Disruptions to these shipments could raise input costs for farmers worldwide, increasing the likelihood of higher food prices. Economists warn that the consequences may be most severe in low-income countries with already fragile agricultural systems.
Maurice Obstfeld, a senior fellow at the Peterson Institute for International Economics and former chief economist at the IMF, said higher fertilizer costs could reduce agricultural productivity in vulnerable economies and increase the risk of food shortages.
U.S. Economy Partially Shielded but Consumers Feel Impact
The United States may be somewhat insulated compared with other economies because it is now a net exporter of energy.

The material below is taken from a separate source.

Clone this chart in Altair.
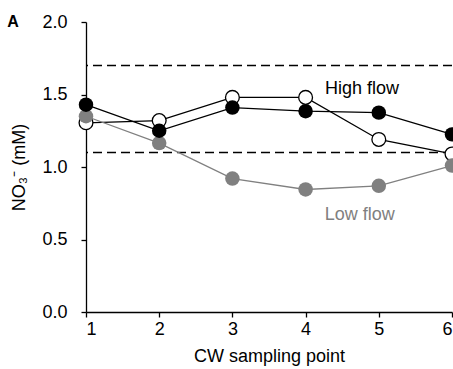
import altair as alt
import pandas as pd

points = [1, 2, 3, 4, 5, 6]
high_filled = [1.43, 1.25, 1.41, 1.385, 1.375, 1.225]
high_open = [1.305, 1.32, 1.48, 1.48, 1.19, 1.09]
low_flow = [1.35, 1.165, 0.92, 0.845, 0.87, 1.01]
thresholds = [1.1, 1.7]
y_ticks = [0.0, 0.5, 1.0, 1.5, 2.0]

FONT = "Liberation Sans"

df_f = pd.DataFrame({"x": points, "y": high_filled})
df_o = pd.DataFrame({"x": points, "y": high_open})
df_l = pd.DataFrame({"x": points, "y": low_flow})
df_t = pd.DataFrame({"y": thresholds})
df_lab = pd.DataFrame({
    "x": [4.77, 4.74],
    "y": [1.535, 0.67],
    "t": ["High flow", "Low flow"],
    "c": ["#000000", "#808080"],
})

xs = alt.Scale(domain=[1, 6], nice=False, zero=False)
ys = alt.Scale(domain=[0, 2], nice=False)

xax = alt.Axis(values=points, format="d", title="CW sampling point", grid=False,
               tickSize=5, labelPadding=3, titlePadding=9)
yax = alt.Axis(values=y_ticks, format=".1f", title="NO₃⁻ (mM)", grid=False,
               tickSize=5, labelPadding=14, titlePadding=13)

X = alt.X("x:Q", scale=xs, axis=xax)
Y = alt.Y("y:Q", scale=ys, axis=yax)

rules = alt.Chart(df_t).mark_rule(color="black", strokeDash=[9, 5], strokeWidth=1.3).encode(
    y=alt.Y("y:Q", scale=ys, axis=yax))

line_l = alt.Chart(df_l).mark_line(color="#808080", strokeWidth=1.3).encode(x=X, y=Y)
line_o = alt.Chart(df_o).mark_line(color="black", strokeWidth=1.3).encode(x=X, y=Y)
line_f = alt.Chart(df_f).mark_line(color="black", strokeWidth=1.3).encode(x=X, y=Y)

pt_o = alt.Chart(df_o).mark_point(shape="circle", size=190, filled=True, fill="white",
                                   stroke="black", strokeWidth=1.3, opacity=1).encode(x=X, y=Y)
pt_l = alt.Chart(df_l).mark_point(shape="circle", size=210, filled=True, color="#808080",
                                   opacity=1).encode(x=X, y=Y)
pt_f = alt.Chart(df_f).mark_point(shape="circle", size=210, filled=True, color="black",
                                   opacity=1).encode(x=X, y=Y)

labels = alt.Chart(df_lab).mark_text(font=FONT, fontSize=18, align="center", baseline="middle").encode(
    x=X, y=Y, text="t:N", color=alt.Color("c:N", scale=None))

panel = alt.Chart(pd.DataFrame({"t": ["A"]})).mark_text(
    font=FONT, fontSize=16, fontWeight="bold", align="center", baseline="middle").encode(
    x=alt.value(-73), y=alt.value(0), text="t:N")

chart = alt.layer(rules, line_o, line_l, line_f, pt_o, pt_l, pt_f, labels, panel).properties(
    width=366, height=290,
    autosize=alt.AutoSizeParams(type="none"),
    padding={"left": 86, "top": 22, "right": 1, "bottom": 57},
).configure_view(stroke=None).configure_axis(
    domainColor="black", tickColor="black", labelColor="black", titleColor="black",
    labelFont=FONT, titleFont=FONT, labelFontSize=18, titleFontSize=18,
    titleFontWeight="normal", domainWidth=1.3, tickWidth=1.3,
)

chart.save("out.html", embed_options={"renderer": "svg", "actions": False})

However, higher gasoline prices are still likely to affect household spending. Mark Mathews, chief economist at the National Retail Federation, estimates that U.S. households spend roughly $2,500 annually on fuel.
A 20% increase in gasoline prices would add around $10 per week to household budgets, potentially reducing discretionary spending in other areas of the economy.
Analysts at Evercore ISI estimate that if oil prices remain near $100 per barrel, the resulting rise in gasoline prices could offset much of the financial benefit that many U.S. households received from tax reductions enacted in 2025.
Global Economic Resilience Still Uncertain
Despite the risks, some economists believe the global economy could absorb the shock if energy markets stabilize.
Eswar Prasad, a professor of trade policy at Cornell University, said global economic systems have demonstrated resilience in recent years despite major disruptions such as the war in Ukraine and broad U.S. tariffs introduced in 2025.
The duration of the conflict and the reopening of shipping routes through the Strait of Hormuz will likely determine the scale of the economic fallout.